Kehilangan pribadi Rasulullah bukan menjadi faktor utama dalam dakwah ini.
Sayyid Quthb, dalam bukunya Ma’alim fii ath-Thariq mencoba mengamati profil
masyarakat sahabat. Dari hasil pengamatannya, beliau mengemukakan tiga faktor
yang menjadi karakteristik generasi Qur’ani yang pertama itu.
Pertama, Alal-Qur’an, sumber utama (al-Qur’an manba-un wahiid)
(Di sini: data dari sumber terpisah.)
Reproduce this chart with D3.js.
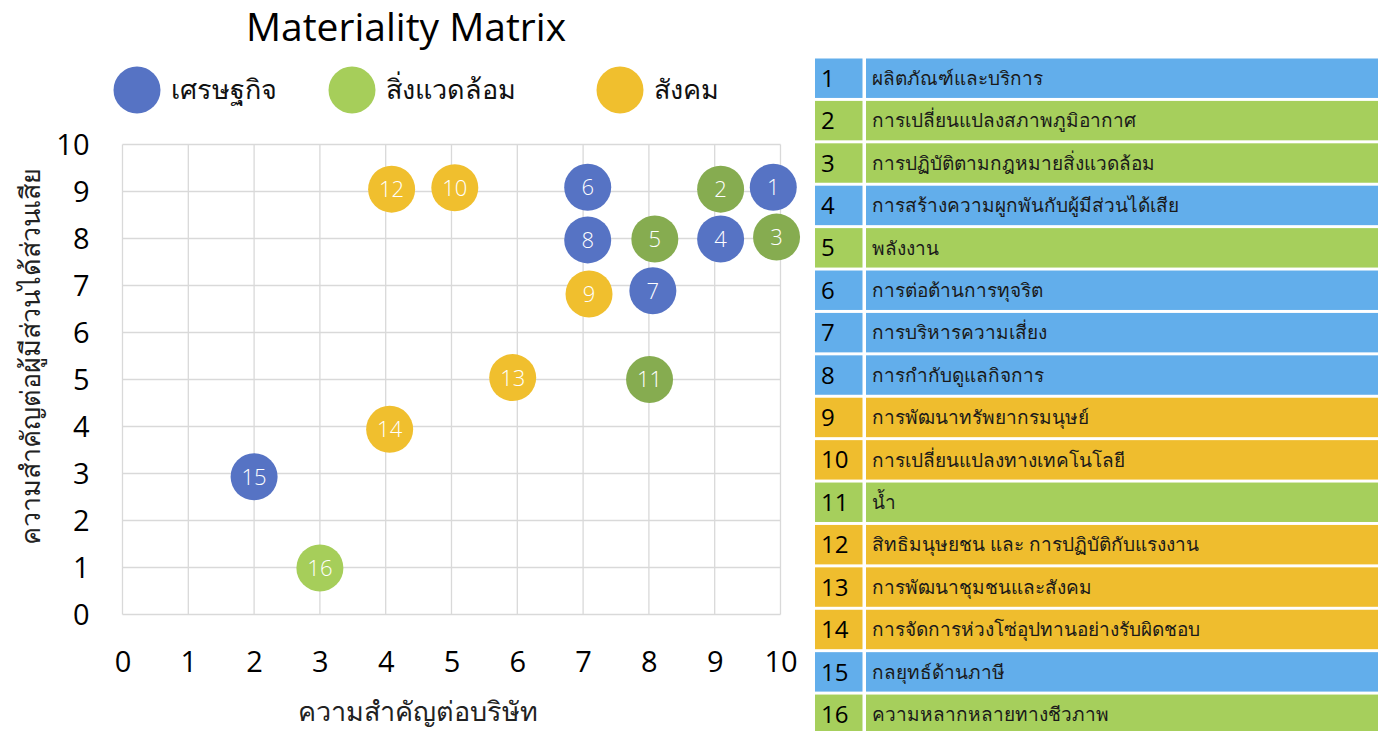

Generasi sahabat mempersepsikan
Al-Qur’an sebagai satu-satunya sumber dan landasan kehidupan. Adapun hadits
adalah tafsir operasional dari sumber utama itu. Ketika Aisyah radhiyallahu
‘anha ditanya tentang perilaku Rasulullah, dia menjawab, “Budi pekertinya
adalah Al-Qur’an”.
Sebenarnya ketika itu bukan tidak ada hambatan peradaban dalam menegakkan
semangat beragama. Peradaban Romawi kala itu sudah mencapai tingkat kemajuannya
di bidang budaya, ilmu, dan hukum, yang sampai sekarang masih dianut oleh
beberapa negara sebagai sistem hukum. Demikian pula kebudayaan Yunani yang
terkenal dengan logika dan filsafatnya. Kebudayaan Persia, India, dan China
tercatat sebagai kebudayaan yang besar waktu itu. Dua peradaban Romawi dan
Persia mendominasi Jazirah Arab dari utara dan selatan.
Tetapi, fokus generasi sahabat kepada Al-Qur’an sebagai satu-satunya sumber dan
acuan, mempunyai sasaran khusus. Rasulullah ingin mencetak generasi yang
spesifik, di mana hati, akal, wawasan, ideologi, dan orientasi (ittijah)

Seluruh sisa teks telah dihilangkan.